Bats and Disease: The only infectious disease making headlines lately has been Ebola. Where does it come from? Scientists have found that deadly viruses are disproportionately harbored by bats: Ebola, SARS, rabies, and others. What’s more, bats are often the predominant source of disease transmission to humans. They can pass the virus to humans indirectly through other animals (gorillas, chimps) that encounter their droppings or directly through bites or when people eat them.
What's so special about bat biology? A 2013 publication in Science from the groups of Lin-Fa Wang and Jun Wang sought to address this through comparative genomics. They discovered evidence of positive selection of genes involved in DNA damage repair pathway and innate immunity. Elevated activity of both these processes could explain why bats can harbor deadly viruses without contracting disease as well as their low cancer rates. The authors postulated that these genetic changes were selected for during the origin of flight, which requires much higher metabolic rates and thus caused more cellular damage.
Another hypothesis, from a 2014 publication in Emerging Infectious Diseases, is that flight may generate enough heat to mimic a fever, decreasing viral load, and an article in The Washington Post this week says that a light workout when you have a head cold can be beneficial by boosting your immune system, so maybe bat evolution can be their proof of concept. The bottom line is that bats have unintentionally developed super powers, and we either need to evolve human flight to keep up, or stay well away from them. References: Wired, Slate, Science.

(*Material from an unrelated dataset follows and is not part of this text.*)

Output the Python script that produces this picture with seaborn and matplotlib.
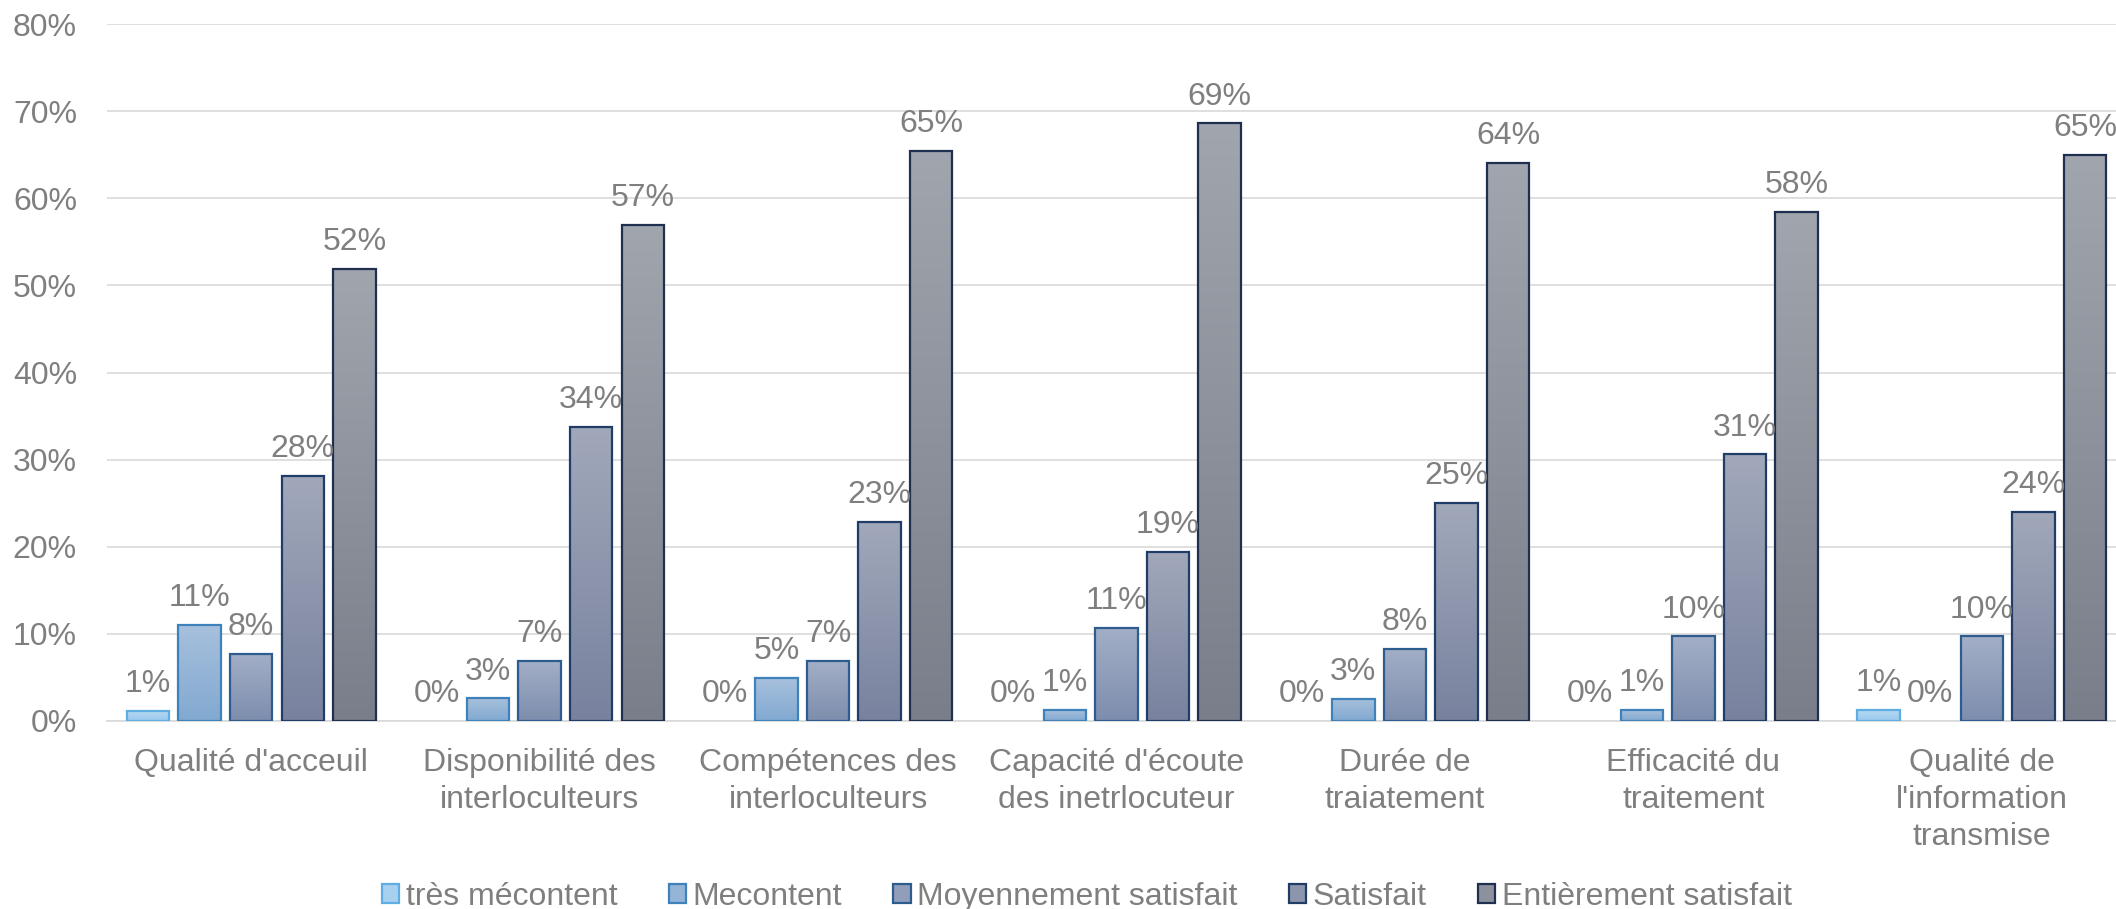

Exosomes and Cancer: So, about exosomes. At one time, they were thought to be vesicles passively sloughed off from cells, with no special purpose. Recently we’ve come to appreciate that they are in fact a mechanism of intercellular communication, an active secretory mechanism that delivers protected cargo to other cells. It’s also known that cancer patients have elevated levels of exosomes, but research is only starting to address the implications. In an exciting ahead-of-print publication in Cancer Cell, the Kalluri lab showed that when they mixed exosomes from cancer patients with normal human mammary epithelial cells and injected them into mice, they formed tumors.
Just in time for Halloween, I'd say. I mean, you mix cargo-carrying vesicles and cells that shouldn’t give rise to cancer, and all of a sudden you get cancer? And the source of exosomes is key, because they didn’t get tumors when mixing those cells with healthy donor exosomes. The mechanism is through specific microRNA cargo in cancer patient exosomes. References: Cancer Cell, Nature News & Comment
Birds of the Bay Bridge: To finish off on a lighter note, I’d like to touch on Bay Area ecology. Living in a city, we often forget about our interface with the natural world. However, this area has a natural ecology that we’re constantly butting up against. In recent news, there's been some struggling with cormorants.
“Cormorants don’t get a lot of love,” says my friend Kate Wyman, graduate student in Conservation Biology at the University of Minnesota, Twin Cities. They like to live in human environments, they eat a ton of fish, and they’re not the prettiest of birds. “As migratory birds, cormorants receive federal protection under the Migratory Treaty Act. Some of those protections have been relaxed in recent years… so they don’t come into conflict with other natural resources or economic interests.”
The problem for San Francisco is that double-breasted cormorants have been living on the Bay Bridge since 1984. . . and it is being demolished. Caltrans needs to lure those cormorants from the old bridge to the new bridge before mating season starts again in April; if the birds lay eggs on the old bridge, Caltrans will have to halt demolition until mating season is over in August. The cost of speeding up efforts has cost Caltrans millions: they’ve built special bird condos with nests on the new bridge, used bird decoys and recordings, and thrown nets over sections of the old bridge. So when you’re driving on the new bridge and look over at the half-disassembled old bridge, keep in mind that there are many forces at play – and do some fast-paced bird watching while you’re at it! I’ll leave you with a fun fact about cormorants: due to differences in their oil-producing uropygial gland, their feathers are less waterproof than other birds, so they have to stretch out their wings to dry out after every fishing dive. References: SFGate, Gizmodo, Kate Wyman.